Heartbeat monitoring

Heartbeat monitoring is an IBM® i cluster base function that ensures that each node is active by sending a signal from every node in the cluster to every other node in the cluster to convey that they are still active.

When the heartbeat for a node fails, cluster resource services takes the appropriate action.

Consider the following examples to understand how heartbeat monitoring works:

Example 1

Heartbeat monitor example.

With the default (or normal) settings, a heartbeat message is sent every 3 seconds from every node in the cluster to its upstream neighbor. For example, if you configure Node A, Node B, and Node C on Network 1, Node A sends a message to Node B, Node B sends a message to Node C, and Node C sends a message to Node A. Node A expects an acknowledgment to the heartbeat from Node B as well as an incoming heartbeat from the downstream Node C. In effect, the heartbeat ring goes both ways.
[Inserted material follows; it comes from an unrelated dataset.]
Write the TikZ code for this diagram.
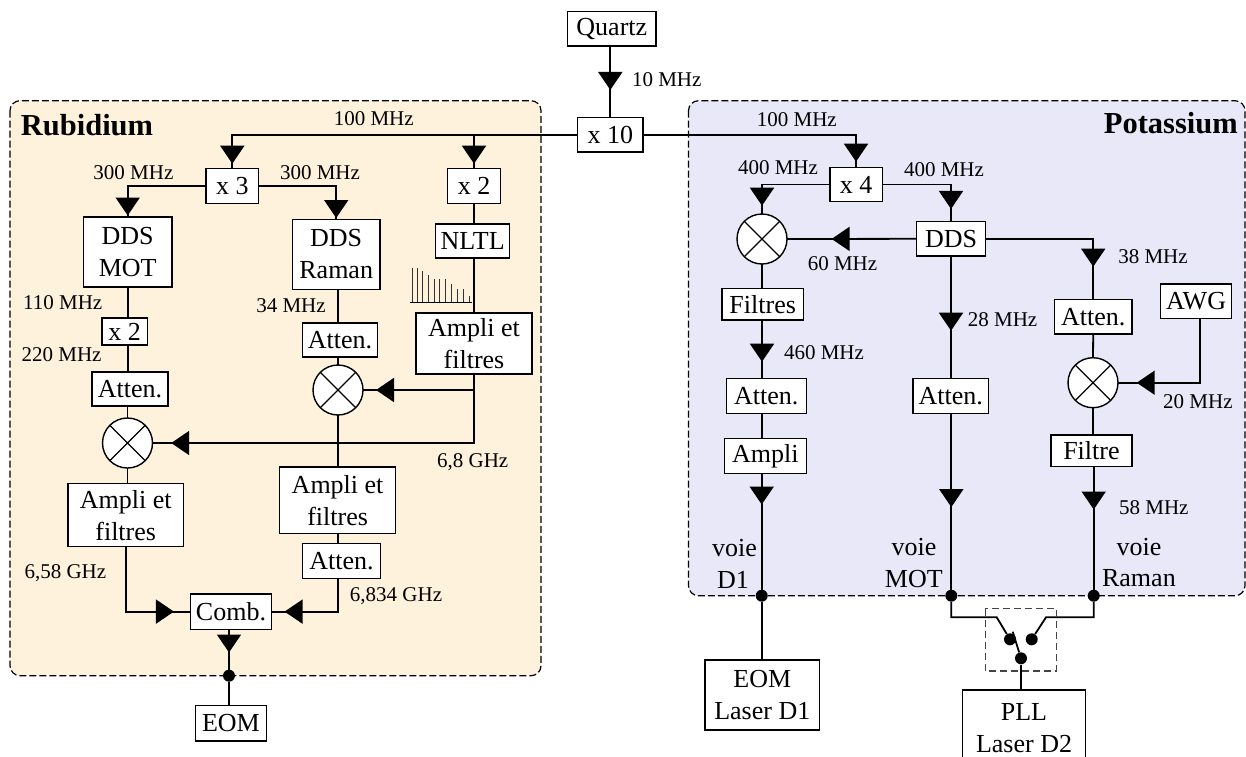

If Node A did not receive a heartbeat from Node C, Node A and Node B continue to send a heartbeat every 3 seconds. If Node C missed four consecutive heartbeats, a heartbeat failure is signaled.

Example 2

Heartbeat monitor with routers example.

Let's add another network to this example to show how routers and relay nodes are used. You configure Node D, Node E, and Node F on Network 2. Network 2 is connected to Network 1 using a router. A router can be another IBM i machine or a router box that directs communications to another router somewhere else. Every local network is assigned a relay node. This relay node is assigned to the node that has the lowest node ID in the network. Node A is assigned as the relay node on Network 1, and Node D is assigned as the relay node on Network 2. A logical network containing Node A and Node D is then created. By using routers and relay nodes, the nodes on these two networks can monitor each other and signal any node failures.